I Want You to Feel Something
People sometimes ask if my novels are autobiographical.
The answer is both yes and no.
The events aren’t my life. The characters aren’t copies of people I’ve known. They may have borrowed names, borrowed laughs, borrowed memories, or even a single story that stayed with me for forty years. But by the time they reach the page, they’ve become entirely themselves.
What is autobiographical is something much harder to explain.
There are pieces of me in every character.
Not the facts of my life.
The emotions.
The hope.
The fear.
The stubbornness.
The belief that people deserve second chances.
Over the past few weeks, I’ve been humbled by the reviews readers have left for Anywhere But Here. What surprised me wasn’t that people enjoyed the story—it was what they chose to talk about afterward.
They didn’t focus on plot twists or suspense.
Instead, they wrote things like:
“The characters are what wrecked me.”
“I found myself in every single one of them.”
“I want to be adopted by the Calderon family immediately.”
One reader even said that the New Mexico landscape felt like another character in the novel.
As an author, I can’t imagine receiving a greater compliment.
Because that’s exactly what I hope to do every time I sit down to write.
I want to write something that makes people feel.
I want readers to laugh with my characters, cry with them, celebrate their victories, and grieve their losses. I want them to recognize a little bit of themselves in the people they meet on the page.

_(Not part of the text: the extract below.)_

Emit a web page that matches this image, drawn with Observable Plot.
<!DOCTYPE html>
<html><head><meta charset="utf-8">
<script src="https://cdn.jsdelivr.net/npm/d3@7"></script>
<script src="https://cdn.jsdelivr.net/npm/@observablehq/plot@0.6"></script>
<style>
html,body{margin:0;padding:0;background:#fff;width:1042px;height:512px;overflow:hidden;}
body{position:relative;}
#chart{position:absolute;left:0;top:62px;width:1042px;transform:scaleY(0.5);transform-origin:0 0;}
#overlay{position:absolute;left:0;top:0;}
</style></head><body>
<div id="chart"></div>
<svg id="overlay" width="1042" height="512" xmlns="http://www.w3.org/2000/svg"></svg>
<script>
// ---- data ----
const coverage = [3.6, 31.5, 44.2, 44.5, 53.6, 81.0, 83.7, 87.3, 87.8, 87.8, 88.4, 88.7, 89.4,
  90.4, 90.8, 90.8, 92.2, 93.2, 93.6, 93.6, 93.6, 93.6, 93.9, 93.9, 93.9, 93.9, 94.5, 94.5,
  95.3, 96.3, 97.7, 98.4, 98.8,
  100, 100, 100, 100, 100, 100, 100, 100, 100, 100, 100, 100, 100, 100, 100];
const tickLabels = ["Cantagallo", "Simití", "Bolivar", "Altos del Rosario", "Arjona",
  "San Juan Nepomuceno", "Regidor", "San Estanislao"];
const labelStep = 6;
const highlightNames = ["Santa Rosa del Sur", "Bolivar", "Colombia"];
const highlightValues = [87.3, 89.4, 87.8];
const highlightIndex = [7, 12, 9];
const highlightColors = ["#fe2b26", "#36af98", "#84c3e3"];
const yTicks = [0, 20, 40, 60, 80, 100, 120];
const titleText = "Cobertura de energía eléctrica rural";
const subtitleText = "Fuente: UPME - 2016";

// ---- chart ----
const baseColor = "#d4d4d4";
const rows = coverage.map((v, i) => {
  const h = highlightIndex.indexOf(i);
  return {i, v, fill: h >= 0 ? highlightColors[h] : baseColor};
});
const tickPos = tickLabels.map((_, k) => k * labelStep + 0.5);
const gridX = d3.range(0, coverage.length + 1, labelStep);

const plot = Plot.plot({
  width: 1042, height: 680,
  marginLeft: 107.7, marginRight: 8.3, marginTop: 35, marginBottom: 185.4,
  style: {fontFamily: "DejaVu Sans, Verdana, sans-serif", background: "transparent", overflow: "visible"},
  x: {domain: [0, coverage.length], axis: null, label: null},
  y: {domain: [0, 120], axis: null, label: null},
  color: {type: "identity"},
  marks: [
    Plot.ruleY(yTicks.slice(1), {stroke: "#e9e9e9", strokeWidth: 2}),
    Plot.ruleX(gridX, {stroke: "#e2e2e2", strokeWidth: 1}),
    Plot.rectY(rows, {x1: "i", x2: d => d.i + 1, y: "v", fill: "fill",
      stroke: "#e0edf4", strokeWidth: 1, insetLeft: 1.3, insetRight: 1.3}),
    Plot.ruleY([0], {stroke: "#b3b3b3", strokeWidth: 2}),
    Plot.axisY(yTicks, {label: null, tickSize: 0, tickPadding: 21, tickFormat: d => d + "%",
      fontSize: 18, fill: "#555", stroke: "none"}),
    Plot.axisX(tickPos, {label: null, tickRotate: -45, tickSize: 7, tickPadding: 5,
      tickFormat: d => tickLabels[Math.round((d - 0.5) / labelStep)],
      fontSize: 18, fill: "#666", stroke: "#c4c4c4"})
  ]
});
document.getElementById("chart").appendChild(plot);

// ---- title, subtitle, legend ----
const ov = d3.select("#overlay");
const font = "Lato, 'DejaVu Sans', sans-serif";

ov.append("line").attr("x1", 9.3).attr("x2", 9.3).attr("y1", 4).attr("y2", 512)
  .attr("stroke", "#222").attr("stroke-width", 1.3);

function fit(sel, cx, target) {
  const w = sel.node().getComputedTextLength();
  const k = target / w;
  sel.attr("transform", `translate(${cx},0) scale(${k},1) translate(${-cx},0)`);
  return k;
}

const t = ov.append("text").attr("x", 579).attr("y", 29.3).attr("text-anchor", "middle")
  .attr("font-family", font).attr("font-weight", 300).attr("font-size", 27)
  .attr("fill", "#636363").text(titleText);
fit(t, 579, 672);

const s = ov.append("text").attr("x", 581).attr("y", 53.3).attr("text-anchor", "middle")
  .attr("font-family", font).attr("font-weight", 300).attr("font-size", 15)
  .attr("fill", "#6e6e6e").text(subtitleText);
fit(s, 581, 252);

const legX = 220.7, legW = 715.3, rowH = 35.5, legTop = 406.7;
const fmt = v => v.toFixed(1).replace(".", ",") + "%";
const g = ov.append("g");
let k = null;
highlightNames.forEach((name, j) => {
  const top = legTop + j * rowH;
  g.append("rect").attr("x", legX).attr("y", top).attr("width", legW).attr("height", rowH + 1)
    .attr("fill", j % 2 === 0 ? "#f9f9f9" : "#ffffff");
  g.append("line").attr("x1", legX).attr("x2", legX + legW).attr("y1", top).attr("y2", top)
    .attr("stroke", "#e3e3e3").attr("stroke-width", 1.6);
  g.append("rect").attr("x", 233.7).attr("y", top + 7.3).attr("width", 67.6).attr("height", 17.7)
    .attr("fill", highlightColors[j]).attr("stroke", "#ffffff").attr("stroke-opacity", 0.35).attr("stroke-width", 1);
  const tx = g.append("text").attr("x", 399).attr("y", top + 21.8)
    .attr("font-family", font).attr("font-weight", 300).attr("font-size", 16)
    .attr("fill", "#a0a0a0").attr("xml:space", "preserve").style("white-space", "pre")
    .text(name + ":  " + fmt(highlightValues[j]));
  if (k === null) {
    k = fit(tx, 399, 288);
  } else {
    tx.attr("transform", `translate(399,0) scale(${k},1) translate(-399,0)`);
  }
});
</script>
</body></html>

I want the landscape to be as much a part of the story as the people.
The Sandia Mountains. The North Valley cottonwoods. The smell of roasting chile. The Spanish music drifting through an open window. The long highways that stretch across New Mexico and Colorado. The mountains that become both refuge and challenge.
Places shape us.
They become part of our memories, our identities, and the stories we tell ourselves. They deserve to live and breathe alongside the people who inhabit them.
Most of all…
I want people to care about what happens to them.

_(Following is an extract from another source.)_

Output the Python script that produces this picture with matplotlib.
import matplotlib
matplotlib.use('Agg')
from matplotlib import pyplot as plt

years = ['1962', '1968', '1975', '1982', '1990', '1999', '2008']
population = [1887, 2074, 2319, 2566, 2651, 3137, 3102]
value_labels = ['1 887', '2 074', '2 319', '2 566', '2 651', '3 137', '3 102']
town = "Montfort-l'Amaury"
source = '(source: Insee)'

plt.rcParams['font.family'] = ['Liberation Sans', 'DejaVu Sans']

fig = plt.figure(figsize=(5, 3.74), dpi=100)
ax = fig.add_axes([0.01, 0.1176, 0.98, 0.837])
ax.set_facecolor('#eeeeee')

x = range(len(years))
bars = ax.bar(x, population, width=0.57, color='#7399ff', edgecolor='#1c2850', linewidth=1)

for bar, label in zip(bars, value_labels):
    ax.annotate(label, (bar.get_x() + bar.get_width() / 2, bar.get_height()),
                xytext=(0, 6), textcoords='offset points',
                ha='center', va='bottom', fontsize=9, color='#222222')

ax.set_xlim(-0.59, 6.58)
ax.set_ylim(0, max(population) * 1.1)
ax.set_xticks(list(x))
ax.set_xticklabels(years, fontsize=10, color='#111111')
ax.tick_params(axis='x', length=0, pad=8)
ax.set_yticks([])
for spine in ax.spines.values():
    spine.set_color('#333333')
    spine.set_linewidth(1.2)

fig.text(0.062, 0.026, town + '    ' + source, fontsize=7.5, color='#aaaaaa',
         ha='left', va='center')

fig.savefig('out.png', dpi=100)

Not because they’re perfect.
Because they’re human.
Because they’ve laughed too loudly, made terrible decisions, carried impossible burdens, loved deeply, failed spectacularly, and found the courage to keep going anyway.

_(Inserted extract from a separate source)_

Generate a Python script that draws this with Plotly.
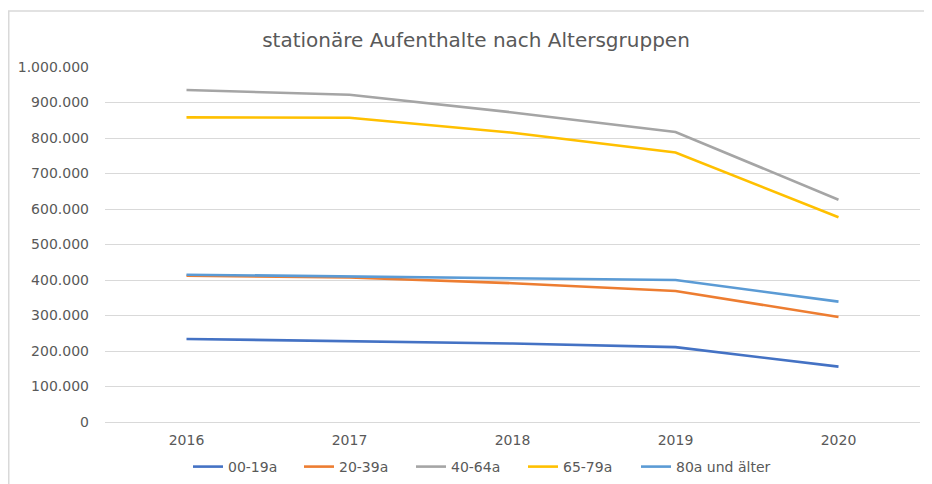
import plotly.graph_objects as go

years = ["2016", "2017", "2018", "2019", "2020"]
series_names = ["00-19a", "20-39a", "40-64a", "65-79a", "80a und älter"]
v_00_19 = [234000, 227000, 221000, 211000, 156000]
v_20_39 = [412000, 407000, 391000, 369000, 296000]
v_40_64 = [935000, 922000, 872000, 817000, 626000]
v_65_79 = [858000, 857000, 815000, 759000, 577000]
v_80 = [415000, 410000, 405000, 400000, 339000]
colors = ["#4472C4", "#ED7D31", "#A5A5A5", "#FFC000", "#5B9BD5"]
y_ticks = [0, 100000, 200000, 300000, 400000, 500000, 600000, 700000, 800000, 900000, 1000000]

values = [v_00_19, v_20_39, v_40_64, v_65_79, v_80]

# page body has an 8px margin, so the figure is laid out in a 924x476 box
W, H = 924, 476
OFF = 8
font_family = "DejaVu Sans"
txt = "#595959"

legend_ids = ["legend", "legend2", "legend3", "legend4", "legend5"]
legend_text_x = [228, 339, 451, 563, 676]  # screen x where each legend text starts

fig = go.Figure()
for name, vals, col, lid in zip(series_names, values, colors, legend_ids):
    fig.add_trace(go.Scatter(x=years, y=vals, mode="lines", name=name,
                             line=dict(color=col, width=2.6), legend=lid))

plot_l, plot_r, plot_t, plot_b = 105 - OFF, 920 - OFF, 67 - OFF, 422 - OFF
legend_layout = {}
for lid, tx in zip(legend_ids, legend_text_x):
    legend_layout[lid] = dict(orientation="h", x=(tx - 40 - OFF) / W, xanchor="left",
                              xref="container", y=1 - (467 - OFF) / H, yanchor="middle",
                              yref="container", bgcolor="rgba(0,0,0,0)",
                              font=dict(family=font_family, size=14, color=txt),
                              itemwidth=30)

fig.update_layout(
    width=W, height=H,
    paper_bgcolor="white", plot_bgcolor="white",
    separators=",.",
    margin=dict(l=plot_l, r=W - plot_r, t=plot_t, b=H - plot_b),
    title=dict(text="stationäre Aufenthalte nach Altersgruppen",
               x=(476 - OFF) / W, xanchor="center", xref="container",
               y=1 - (40 - OFF) / H, yanchor="middle", yref="container",
               font=dict(family=font_family, size=20, color=txt),
               automargin=False),
    font=dict(family=font_family, size=14, color=txt),
    showlegend=True,
    xaxis=dict(type="category", range=[-0.5, 4.5], showgrid=False,
               showline=True, linecolor="#D9D9D9", linewidth=1,
               ticks="", tickfont=dict(size=14, color=txt), ticklabelstandoff=5,
               automargin=False),
    yaxis=dict(range=[0, 1000000], tickvals=y_ticks, tickformat=",.0f",
               showgrid=True, gridcolor="#D9D9D9", gridwidth=1,
               zeroline=False, showline=False, ticks="",
               tickfont=dict(size=14, color=txt), ticklabelstandoff=15,
               automargin=False),
    **legend_layout,
)

pw, ph = plot_r - plot_l, plot_b - plot_t
fig.add_shape(type="rect", xref="paper", yref="paper",
              x0=(0.75 - plot_l) / pw, x1=(W + 5 - plot_l) / pw,
              y0=-(H + 5 - plot_b) / ph, y1=(plot_b - (11 - OFF)) / ph,
              line=dict(color="#D9D9D9", width=1.5), layer="below")

fig.write_html("out.html")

If a reader finishes one of my novels wishing they could sit at Mama Calderon’s table, drive through the mountains with Jessi and Ryan, laugh with Elaine, argue with Becky, or spend one more afternoon with Bear…
…then I’ve done what I set out to do.
Stories stay with us because of people.
The places matter.
The adventures matter.
The suspense matters.
But years later, what we usually remember are the people who made us feel less alone.
Those are the stories I hope to write.